First published March 30, 2004 on the “Networks, Economics, and Culture” mailing list.
I teach at NYU’s Interactive Telecommunications Program (ITP), where the student population is about evenly divided between technologists who care about aesthetics and artists who aren’t afraid of machines, which makes it a pretty good place to see the future.
Part of the future I believe I’m seeing is a change in the software ecosystem which, for the moment, I’m calling situated software. This is software designed in and for a particular social situation or context. This way of making software is in contrast with what I’ll call the Web School (the paradigm I learned to program in), where scalability, generality, and completeness were the key virtues.

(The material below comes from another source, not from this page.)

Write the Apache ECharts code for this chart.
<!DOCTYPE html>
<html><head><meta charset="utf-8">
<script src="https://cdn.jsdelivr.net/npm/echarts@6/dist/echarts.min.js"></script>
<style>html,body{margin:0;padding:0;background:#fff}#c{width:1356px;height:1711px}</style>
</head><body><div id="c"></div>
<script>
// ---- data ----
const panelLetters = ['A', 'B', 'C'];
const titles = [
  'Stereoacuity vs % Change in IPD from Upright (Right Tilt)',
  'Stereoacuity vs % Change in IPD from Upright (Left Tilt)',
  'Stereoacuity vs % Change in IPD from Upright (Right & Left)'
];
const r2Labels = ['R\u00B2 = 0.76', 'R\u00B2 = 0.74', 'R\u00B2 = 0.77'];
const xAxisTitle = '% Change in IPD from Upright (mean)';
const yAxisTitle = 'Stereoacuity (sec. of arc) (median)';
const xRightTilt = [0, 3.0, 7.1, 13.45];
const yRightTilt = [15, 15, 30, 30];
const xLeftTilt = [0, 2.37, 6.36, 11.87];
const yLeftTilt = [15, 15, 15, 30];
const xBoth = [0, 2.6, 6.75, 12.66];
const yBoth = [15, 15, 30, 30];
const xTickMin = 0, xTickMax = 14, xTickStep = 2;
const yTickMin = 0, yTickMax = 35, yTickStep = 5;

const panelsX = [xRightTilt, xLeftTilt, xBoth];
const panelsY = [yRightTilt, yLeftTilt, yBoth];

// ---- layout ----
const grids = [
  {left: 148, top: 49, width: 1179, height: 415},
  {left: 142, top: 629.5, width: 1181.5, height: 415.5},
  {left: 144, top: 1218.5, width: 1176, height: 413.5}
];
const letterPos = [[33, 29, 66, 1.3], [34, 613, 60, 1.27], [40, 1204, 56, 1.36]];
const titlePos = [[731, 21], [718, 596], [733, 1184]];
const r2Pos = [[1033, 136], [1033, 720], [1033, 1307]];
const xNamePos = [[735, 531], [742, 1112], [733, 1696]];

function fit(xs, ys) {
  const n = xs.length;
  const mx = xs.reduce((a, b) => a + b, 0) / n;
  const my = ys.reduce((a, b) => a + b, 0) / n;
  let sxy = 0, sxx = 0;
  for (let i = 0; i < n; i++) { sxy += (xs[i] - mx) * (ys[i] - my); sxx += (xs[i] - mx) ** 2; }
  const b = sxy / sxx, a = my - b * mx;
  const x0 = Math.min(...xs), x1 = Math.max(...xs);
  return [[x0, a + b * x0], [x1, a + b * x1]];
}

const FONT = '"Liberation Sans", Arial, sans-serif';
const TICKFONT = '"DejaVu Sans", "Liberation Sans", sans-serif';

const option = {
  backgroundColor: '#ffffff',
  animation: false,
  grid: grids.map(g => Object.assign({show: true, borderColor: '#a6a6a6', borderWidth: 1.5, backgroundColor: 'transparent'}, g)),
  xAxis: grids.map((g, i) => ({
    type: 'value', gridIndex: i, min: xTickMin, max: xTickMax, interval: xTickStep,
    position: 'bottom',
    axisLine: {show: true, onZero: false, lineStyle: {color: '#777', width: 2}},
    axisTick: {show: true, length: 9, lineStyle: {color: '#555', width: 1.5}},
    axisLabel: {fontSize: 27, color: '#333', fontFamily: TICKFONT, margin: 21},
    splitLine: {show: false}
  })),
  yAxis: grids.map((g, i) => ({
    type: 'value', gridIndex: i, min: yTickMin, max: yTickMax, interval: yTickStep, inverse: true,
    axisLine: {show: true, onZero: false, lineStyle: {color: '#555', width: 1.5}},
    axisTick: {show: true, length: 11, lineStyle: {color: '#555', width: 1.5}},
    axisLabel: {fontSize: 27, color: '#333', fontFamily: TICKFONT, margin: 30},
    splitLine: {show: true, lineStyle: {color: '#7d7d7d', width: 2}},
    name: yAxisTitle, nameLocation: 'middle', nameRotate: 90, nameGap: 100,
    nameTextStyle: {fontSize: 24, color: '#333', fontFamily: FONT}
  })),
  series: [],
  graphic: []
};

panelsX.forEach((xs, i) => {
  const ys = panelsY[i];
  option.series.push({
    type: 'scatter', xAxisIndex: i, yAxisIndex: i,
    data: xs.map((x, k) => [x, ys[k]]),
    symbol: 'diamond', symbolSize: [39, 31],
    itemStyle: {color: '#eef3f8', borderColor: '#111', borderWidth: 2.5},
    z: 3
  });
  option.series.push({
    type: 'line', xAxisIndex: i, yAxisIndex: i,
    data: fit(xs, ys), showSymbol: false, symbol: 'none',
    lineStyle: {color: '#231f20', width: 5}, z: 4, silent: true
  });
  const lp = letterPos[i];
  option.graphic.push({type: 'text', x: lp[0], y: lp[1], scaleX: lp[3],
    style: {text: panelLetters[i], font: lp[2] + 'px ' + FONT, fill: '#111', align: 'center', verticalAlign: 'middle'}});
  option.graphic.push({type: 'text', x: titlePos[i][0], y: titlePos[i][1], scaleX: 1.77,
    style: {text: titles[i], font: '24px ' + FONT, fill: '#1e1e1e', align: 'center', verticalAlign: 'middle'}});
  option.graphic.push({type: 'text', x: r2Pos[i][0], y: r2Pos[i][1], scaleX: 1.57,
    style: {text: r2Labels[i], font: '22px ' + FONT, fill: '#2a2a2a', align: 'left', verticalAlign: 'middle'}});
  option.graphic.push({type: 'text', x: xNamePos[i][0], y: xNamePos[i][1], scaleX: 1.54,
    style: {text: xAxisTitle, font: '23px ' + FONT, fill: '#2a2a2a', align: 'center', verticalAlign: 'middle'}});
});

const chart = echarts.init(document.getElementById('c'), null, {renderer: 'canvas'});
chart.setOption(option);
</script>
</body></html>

I see my students cheerfully ignoring Web School practices and yet making interesting work, a fact that has given me persistent cognitive dissonance for a year, so I want to describe the pattern here, even in its nascent stages, to see if other people are seeing the same thing elsewhere.
Users By The Dozens
We’ve always had a tension between enterprise design practices and a “small pieces, loosely joined” way of making software, to use David Weinberger’s felicitous phrase. The advantages to the latter are in part described in Worse is Better and The Cathedral and the Bazaar. Situated software is in the small pieces category, with the following additional characteristic — it is designed for use by a specific social group, rather than for a generic set of “users”.

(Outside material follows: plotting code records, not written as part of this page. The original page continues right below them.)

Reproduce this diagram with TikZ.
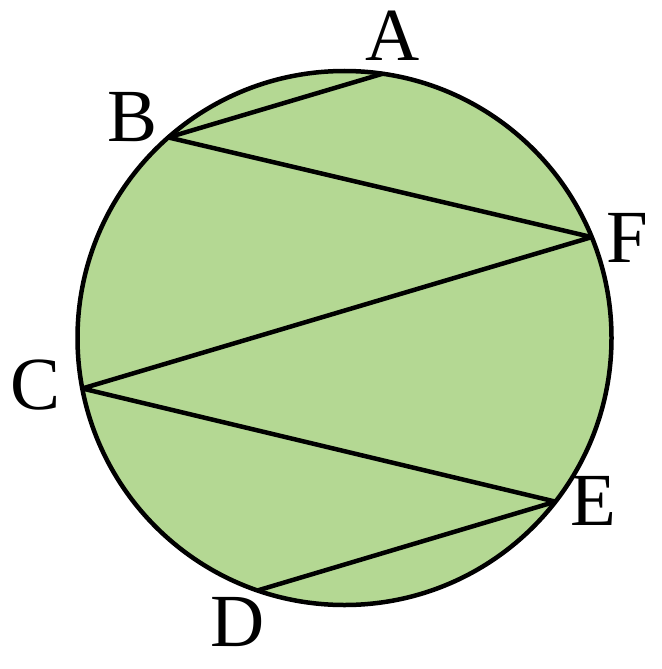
\documentclass[tikz,border=0pt]{standalone}
\usepackage{fontspec}
\setmainfont{Liberation Serif}
\usetikzlibrary{calc}
\definecolor{leaf}{RGB}{180,216,147}

\begin{document}
\begin{tikzpicture}[x=1pt,y=-1pt,line width=4.5pt,line join=round,
                    lbl/.style={inner sep=0pt,font=\fontsize{75}{75}\selectfont}]

  \useasboundingbox (0,0) rectangle (661,669);
  \coordinate (O) at (344.5,338);
  \draw[fill=leaf] (O) circle[radius=267];

  % points on the rim
  \coordinate (A) at ($(O)+(-81.8:267)$);
  \coordinate (B) at ($(O)+(-131.3:267)$);
  \coordinate (F) at ($(O)+(-22.2:267)$);
  \coordinate (C) at ($(O)+(169.1:267)$);
  \coordinate (E) at ($(O)+(37.8:267)$);
  \coordinate (D) at ($(O)+(109:267)$);

  \draw (A) -- (B) -- (F) -- (C) -- (E) -- (D);

  \node[lbl] (lA) at (393,36)  {A};
  \node[lbl] (lB) at (133,117) {B};
  \node[lbl] (lF) at (627,238) {F};
  \node[lbl] (lC) at (36,385)  {C};
  \node[lbl] (lE) at (593,501) {E};
  \node[lbl] (lD) at (238,622) {D};
\end{tikzpicture}
\end{document}
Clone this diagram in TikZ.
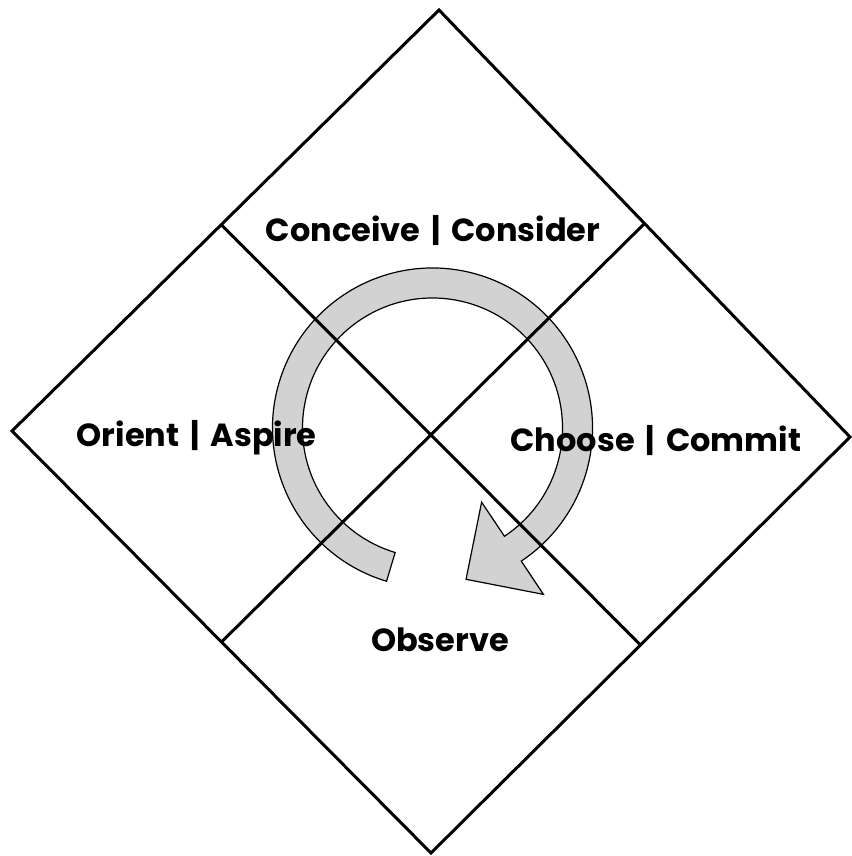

The biggest difference this creates relative to classic web applications is that it becomes easy to build applications to be used by dozens of users, an absurd target population in current design practice. Making form-fit software for a small group of users has typically been the province of banks and research labs — because of the costs involved, Web School applications have concentrated on getting large-scale audiences. And by privileging the value that comes with scale, Web School applications put other kinds of value, particularly social value, out of reach.
We’ve been killing conversations about software with “That won’t scale” for so long we’ve forgotten that scaling problems aren’t inherently fatal. The N-squared problem is only a problem if N is large, and in social situations, N is usually not large. A reading group works better with 5 members than 15; a seminar works better with 15 than 25, much less 50, and so on.
This in turn gives software form-fit to a particular group a number of desirable characteristics — it’s cheaper and faster to build, has fewer issues of scalability, and likelier uptake by its target users. It also has several obvious downsides, including less likelihood of use outside its original environment, greater brittleness if it is later called on to handle larger groups, and a potentially shorter lifespan.
I see my students making some of these tradeoffs, though, because the kinds of scarcities the Web School was meant to address — the expense of adequate hardware, the rarity of programming talent, and the sparse distribution of potential users — are no longer the constraints they once were.